=== MATERIAL ===

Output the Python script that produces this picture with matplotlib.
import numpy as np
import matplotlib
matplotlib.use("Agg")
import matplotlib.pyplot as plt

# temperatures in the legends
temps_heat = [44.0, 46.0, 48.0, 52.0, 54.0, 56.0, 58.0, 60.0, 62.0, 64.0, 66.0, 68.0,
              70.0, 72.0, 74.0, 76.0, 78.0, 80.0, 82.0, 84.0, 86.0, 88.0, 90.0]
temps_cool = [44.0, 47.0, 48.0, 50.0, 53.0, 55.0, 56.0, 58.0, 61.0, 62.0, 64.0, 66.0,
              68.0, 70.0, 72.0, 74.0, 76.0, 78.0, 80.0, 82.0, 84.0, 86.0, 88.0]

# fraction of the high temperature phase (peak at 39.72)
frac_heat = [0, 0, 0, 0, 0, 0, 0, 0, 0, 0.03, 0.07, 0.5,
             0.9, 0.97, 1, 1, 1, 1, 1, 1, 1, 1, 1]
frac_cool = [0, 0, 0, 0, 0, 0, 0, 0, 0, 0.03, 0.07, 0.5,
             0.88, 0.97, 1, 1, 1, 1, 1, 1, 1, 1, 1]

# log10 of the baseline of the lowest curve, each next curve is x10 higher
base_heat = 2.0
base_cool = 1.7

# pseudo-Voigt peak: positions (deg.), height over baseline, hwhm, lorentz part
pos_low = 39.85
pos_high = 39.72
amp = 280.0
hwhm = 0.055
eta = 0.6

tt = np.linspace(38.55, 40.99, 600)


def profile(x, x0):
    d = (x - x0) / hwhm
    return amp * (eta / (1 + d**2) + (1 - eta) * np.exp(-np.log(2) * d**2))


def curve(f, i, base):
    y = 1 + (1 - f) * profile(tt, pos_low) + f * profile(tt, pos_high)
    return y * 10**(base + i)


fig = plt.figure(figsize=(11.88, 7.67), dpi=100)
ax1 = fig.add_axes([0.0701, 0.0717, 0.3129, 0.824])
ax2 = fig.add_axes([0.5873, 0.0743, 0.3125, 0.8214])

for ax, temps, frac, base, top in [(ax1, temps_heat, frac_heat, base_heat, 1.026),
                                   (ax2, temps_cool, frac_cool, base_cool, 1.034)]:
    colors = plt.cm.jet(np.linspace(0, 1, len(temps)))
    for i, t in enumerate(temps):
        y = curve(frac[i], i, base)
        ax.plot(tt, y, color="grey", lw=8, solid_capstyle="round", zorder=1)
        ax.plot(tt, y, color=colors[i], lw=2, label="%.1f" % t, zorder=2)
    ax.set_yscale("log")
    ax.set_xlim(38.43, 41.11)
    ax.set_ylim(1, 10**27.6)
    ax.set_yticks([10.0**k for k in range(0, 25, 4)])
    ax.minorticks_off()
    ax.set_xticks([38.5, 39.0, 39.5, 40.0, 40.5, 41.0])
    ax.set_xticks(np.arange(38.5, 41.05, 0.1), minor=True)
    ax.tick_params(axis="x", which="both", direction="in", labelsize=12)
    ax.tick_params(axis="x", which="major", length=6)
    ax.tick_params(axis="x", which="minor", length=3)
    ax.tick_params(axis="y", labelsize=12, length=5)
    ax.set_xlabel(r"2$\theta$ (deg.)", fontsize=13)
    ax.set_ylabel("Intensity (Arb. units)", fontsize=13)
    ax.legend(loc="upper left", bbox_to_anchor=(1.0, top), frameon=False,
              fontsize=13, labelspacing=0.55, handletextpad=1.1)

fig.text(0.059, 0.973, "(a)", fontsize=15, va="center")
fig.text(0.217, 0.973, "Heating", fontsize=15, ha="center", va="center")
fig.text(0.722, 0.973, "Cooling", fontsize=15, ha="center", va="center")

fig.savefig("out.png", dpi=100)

===
=== MATERIAL ===

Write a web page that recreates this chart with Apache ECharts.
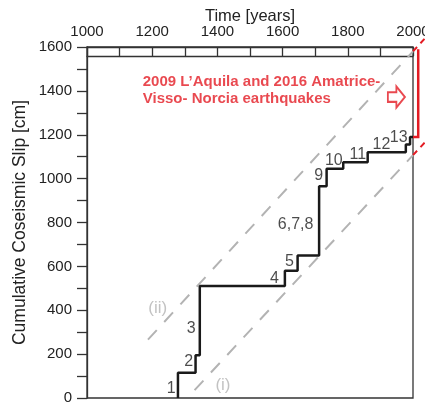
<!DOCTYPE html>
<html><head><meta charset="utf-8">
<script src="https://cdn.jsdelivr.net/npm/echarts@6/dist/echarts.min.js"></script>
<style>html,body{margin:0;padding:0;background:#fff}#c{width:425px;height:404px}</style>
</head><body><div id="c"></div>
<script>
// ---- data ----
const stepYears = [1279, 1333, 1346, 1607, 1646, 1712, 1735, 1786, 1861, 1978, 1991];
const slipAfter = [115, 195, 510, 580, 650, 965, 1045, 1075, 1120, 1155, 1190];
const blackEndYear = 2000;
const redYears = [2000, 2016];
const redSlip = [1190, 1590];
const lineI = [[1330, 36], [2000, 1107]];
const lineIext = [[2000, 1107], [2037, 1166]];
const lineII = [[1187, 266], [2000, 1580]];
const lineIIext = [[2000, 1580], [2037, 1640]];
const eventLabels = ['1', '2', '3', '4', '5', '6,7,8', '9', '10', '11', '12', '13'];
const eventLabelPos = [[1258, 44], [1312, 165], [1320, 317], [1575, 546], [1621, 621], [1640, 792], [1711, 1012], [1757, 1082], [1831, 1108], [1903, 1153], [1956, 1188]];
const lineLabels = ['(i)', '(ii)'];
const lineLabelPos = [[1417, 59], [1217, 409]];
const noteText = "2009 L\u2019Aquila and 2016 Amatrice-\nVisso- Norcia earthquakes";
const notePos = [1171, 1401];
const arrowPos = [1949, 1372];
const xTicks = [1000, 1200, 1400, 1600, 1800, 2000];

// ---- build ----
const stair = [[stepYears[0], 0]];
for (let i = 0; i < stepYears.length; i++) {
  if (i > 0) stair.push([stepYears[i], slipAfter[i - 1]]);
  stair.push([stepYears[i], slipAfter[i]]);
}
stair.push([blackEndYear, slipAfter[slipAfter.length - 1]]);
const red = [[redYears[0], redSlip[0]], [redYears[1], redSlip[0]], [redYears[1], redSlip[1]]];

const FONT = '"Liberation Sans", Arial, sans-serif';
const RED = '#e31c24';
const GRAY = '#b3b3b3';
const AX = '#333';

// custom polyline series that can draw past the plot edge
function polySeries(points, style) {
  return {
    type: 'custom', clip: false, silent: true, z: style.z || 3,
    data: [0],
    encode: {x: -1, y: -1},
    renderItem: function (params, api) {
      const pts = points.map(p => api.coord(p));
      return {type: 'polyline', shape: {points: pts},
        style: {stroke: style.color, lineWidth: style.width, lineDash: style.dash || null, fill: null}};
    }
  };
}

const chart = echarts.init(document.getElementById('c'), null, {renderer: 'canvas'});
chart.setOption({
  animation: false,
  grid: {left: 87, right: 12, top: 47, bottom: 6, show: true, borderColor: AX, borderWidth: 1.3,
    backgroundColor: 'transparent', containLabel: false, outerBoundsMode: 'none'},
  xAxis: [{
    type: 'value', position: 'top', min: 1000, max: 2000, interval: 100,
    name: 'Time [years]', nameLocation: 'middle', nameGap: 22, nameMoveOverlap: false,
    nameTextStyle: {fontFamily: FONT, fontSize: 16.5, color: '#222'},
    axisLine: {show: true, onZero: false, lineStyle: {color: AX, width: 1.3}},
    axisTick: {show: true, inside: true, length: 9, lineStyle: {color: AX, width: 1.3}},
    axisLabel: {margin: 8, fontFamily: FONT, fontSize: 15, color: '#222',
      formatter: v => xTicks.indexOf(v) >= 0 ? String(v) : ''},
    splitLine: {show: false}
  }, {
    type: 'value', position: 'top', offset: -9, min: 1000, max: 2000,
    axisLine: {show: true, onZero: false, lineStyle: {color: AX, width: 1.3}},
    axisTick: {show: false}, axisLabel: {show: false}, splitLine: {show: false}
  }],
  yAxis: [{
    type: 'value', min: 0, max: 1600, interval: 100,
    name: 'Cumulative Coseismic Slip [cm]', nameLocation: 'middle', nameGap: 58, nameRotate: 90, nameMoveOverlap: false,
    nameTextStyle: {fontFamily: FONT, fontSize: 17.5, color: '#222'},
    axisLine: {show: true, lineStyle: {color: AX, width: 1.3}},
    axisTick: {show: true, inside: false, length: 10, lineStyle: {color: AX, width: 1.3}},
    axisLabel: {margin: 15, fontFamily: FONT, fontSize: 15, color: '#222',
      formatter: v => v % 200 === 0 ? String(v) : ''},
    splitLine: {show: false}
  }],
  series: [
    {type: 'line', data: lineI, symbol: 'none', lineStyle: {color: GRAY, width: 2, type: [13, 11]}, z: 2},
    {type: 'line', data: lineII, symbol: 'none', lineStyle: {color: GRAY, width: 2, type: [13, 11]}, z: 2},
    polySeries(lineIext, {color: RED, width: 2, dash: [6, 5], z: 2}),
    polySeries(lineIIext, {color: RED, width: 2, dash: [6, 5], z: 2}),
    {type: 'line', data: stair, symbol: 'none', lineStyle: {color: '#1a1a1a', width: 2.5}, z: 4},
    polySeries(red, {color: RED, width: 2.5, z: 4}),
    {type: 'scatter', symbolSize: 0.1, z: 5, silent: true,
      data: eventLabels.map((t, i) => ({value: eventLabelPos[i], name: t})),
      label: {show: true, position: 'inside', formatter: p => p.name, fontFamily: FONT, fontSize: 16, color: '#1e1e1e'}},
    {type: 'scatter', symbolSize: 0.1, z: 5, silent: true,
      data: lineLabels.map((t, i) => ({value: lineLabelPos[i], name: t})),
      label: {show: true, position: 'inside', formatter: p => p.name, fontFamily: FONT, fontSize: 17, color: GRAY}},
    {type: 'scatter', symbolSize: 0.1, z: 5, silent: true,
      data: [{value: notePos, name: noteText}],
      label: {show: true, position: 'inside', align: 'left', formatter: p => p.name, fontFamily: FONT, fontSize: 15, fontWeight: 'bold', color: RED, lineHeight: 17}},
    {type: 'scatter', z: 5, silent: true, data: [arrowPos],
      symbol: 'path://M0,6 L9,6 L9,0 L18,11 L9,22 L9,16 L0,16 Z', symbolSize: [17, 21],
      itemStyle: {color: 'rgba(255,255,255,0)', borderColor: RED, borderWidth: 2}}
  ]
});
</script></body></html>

===
=== MATERIAL ===

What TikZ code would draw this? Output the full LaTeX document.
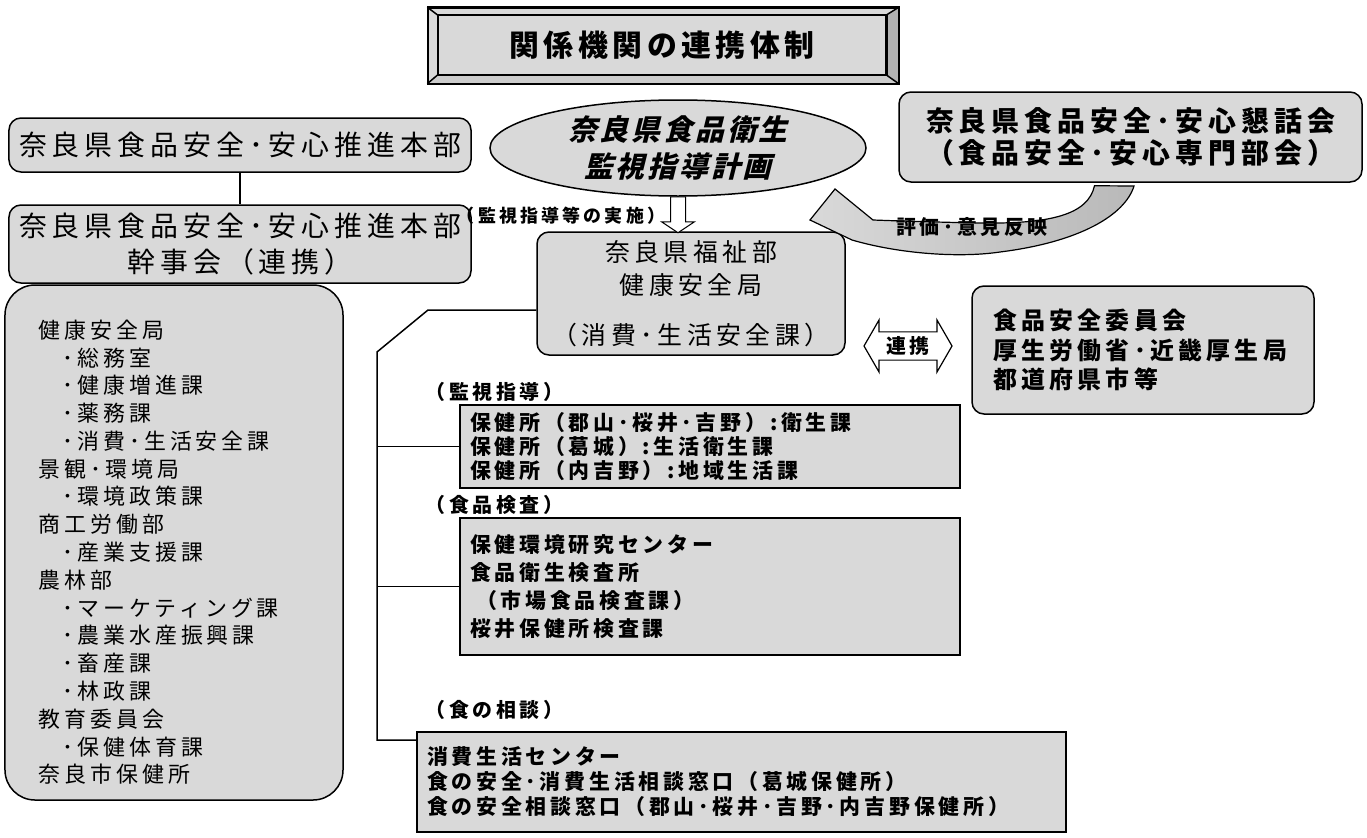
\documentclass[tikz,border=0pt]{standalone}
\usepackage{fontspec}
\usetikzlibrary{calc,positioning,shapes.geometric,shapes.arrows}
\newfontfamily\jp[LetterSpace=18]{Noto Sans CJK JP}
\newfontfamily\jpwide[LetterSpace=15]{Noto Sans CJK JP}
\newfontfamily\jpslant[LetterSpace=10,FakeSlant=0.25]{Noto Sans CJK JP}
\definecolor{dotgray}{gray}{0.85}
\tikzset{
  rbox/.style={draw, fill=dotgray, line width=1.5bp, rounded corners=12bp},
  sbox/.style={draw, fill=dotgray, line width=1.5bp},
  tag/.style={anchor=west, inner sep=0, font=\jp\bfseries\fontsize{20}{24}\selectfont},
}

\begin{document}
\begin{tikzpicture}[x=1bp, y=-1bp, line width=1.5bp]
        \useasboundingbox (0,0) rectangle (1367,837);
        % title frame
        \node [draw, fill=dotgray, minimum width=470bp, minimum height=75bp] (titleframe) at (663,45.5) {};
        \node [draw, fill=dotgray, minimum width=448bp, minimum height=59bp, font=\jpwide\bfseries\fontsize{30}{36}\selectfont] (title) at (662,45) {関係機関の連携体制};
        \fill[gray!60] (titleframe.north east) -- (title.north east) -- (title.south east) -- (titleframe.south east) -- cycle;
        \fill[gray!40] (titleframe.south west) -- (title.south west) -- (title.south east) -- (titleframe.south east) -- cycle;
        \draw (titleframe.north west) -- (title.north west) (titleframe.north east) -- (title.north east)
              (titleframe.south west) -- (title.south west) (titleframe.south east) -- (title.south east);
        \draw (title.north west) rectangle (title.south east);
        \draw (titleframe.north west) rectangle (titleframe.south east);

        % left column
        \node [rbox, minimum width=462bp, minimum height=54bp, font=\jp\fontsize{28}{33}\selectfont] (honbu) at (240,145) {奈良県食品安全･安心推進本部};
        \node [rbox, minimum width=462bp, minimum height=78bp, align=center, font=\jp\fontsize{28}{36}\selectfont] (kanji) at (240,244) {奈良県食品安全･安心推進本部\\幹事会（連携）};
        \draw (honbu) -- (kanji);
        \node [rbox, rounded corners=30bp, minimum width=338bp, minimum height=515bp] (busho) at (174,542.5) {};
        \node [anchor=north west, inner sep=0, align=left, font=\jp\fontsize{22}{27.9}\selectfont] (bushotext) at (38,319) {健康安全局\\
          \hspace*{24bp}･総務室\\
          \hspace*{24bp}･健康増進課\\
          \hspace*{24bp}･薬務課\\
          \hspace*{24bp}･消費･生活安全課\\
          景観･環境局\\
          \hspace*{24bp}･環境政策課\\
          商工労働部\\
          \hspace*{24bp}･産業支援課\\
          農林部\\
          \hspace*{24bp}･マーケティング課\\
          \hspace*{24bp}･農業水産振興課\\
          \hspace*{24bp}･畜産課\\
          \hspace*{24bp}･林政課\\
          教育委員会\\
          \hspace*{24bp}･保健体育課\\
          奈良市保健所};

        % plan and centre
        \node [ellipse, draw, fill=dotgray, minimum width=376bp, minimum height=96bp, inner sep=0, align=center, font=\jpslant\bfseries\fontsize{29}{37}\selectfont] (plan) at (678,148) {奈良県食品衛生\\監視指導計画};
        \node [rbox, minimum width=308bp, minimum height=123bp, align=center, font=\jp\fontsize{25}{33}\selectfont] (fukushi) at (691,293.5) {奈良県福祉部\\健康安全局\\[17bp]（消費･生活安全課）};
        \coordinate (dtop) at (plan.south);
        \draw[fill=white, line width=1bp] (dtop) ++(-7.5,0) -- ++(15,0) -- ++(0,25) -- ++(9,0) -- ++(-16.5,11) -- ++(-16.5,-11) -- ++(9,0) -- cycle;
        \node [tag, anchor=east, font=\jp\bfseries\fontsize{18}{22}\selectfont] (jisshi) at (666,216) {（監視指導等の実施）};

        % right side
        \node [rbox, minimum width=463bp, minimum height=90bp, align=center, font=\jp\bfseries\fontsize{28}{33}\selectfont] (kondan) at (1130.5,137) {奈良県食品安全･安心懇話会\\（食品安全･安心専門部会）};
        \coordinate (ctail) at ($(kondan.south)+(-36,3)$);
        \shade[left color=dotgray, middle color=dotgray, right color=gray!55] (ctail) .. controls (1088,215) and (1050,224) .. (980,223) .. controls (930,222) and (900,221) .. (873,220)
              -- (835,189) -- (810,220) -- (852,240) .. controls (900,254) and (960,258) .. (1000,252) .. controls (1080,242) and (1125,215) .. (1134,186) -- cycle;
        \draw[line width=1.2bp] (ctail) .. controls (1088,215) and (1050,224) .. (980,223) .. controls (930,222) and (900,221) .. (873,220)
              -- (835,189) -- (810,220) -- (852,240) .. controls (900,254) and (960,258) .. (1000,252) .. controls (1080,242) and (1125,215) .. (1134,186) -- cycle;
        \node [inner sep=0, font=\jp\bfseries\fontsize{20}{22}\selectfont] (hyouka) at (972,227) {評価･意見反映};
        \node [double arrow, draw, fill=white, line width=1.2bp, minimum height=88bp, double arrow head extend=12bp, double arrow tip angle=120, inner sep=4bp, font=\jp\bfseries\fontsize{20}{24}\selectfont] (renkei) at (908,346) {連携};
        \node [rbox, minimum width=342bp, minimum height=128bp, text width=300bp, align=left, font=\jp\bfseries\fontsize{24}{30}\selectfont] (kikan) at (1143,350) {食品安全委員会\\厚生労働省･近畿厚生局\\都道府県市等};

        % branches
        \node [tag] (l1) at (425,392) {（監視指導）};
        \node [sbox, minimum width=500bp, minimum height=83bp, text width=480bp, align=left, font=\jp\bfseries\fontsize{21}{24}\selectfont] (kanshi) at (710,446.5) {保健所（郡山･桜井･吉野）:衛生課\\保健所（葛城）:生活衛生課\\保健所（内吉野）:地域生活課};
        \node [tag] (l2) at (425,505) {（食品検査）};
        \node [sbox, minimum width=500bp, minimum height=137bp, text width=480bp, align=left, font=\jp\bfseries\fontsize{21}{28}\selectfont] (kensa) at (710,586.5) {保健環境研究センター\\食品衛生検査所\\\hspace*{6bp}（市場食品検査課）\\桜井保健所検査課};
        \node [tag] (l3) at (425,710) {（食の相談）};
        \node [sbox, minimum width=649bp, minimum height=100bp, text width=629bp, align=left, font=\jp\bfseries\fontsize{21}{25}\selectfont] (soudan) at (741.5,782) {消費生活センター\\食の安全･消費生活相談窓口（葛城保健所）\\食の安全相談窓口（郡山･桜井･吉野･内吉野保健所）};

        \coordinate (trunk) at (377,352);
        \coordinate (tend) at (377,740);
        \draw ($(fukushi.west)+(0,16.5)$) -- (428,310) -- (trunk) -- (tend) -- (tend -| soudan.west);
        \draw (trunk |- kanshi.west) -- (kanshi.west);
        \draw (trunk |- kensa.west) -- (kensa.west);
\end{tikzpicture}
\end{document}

===

● PROBLEM DETAILS:
Would you restate, exactly and with no pictures, the lines of the entries above from the one containing "Write a web" through the one containing "const AX = '#333';"?

● TASK ANSWER:
Write a web page that recreates this chart with Apache ECharts.
<!DOCTYPE html>
<html><head><meta charset="utf-8">
<script src="https://cdn.jsdelivr.net/npm/echarts@6/dist/echarts.min.js"></script>
<style>html,body{margin:0;padding:0;background:#fff}#c{width:425px;height:404px}</style>
</head><body><div id="c"></div>
<script>
// ---- data ----
const stepYears = [1279, 1333, 1346, 1607, 1646, 1712, 1735, 1786, 1861, 1978, 1991];
const slipAfter = [115, 195, 510, 580, 650, 965, 1045, 1075, 1120, 1155, 1190];
const blackEndYear = 2000;
const redYears = [2000, 2016];
const redSlip = [1190, 1590];
const lineI = [[1330, 36], [2000, 1107]];
const lineIext = [[2000, 1107], [2037, 1166]];
const lineII = [[1187, 266], [2000, 1580]];
const lineIIext = [[2000, 1580], [2037, 1640]];
const eventLabels = ['1', '2', '3', '4', '5', '6,7,8', '9', '10', '11', '12', '13'];
const eventLabelPos = [[1258, 44], [1312, 165], [1320, 317], [1575, 546], [1621, 621], [1640, 792], [1711, 1012], [1757, 1082], [1831, 1108], [1903, 1153], [1956, 1188]];
const lineLabels = ['(i)', '(ii)'];
const lineLabelPos = [[1417, 59], [1217, 409]];
const noteText = "2009 L\u2019Aquila and 2016 Amatrice-\nVisso- Norcia earthquakes";
const notePos = [1171, 1401];
const arrowPos = [1949, 1372];
const xTicks = [1000, 1200, 1400, 1600, 1800, 2000];

// ---- build ----
const stair = [[stepYears[0], 0]];
for (let i = 0; i < stepYears.length; i++) {
  if (i > 0) stair.push([stepYears[i], slipAfter[i - 1]]);
  stair.push([stepYears[i], slipAfter[i]]);
}
stair.push([blackEndYear, slipAfter[slipAfter.length - 1]]);
const red = [[redYears[0], redSlip[0]], [redYears[1], redSlip[0]], [redYears[1], redSlip[1]]];

const FONT = '"Liberation Sans", Arial, sans-serif';
const RED = '#e31c24';
const GRAY = '#b3b3b3';
const AX = '#333';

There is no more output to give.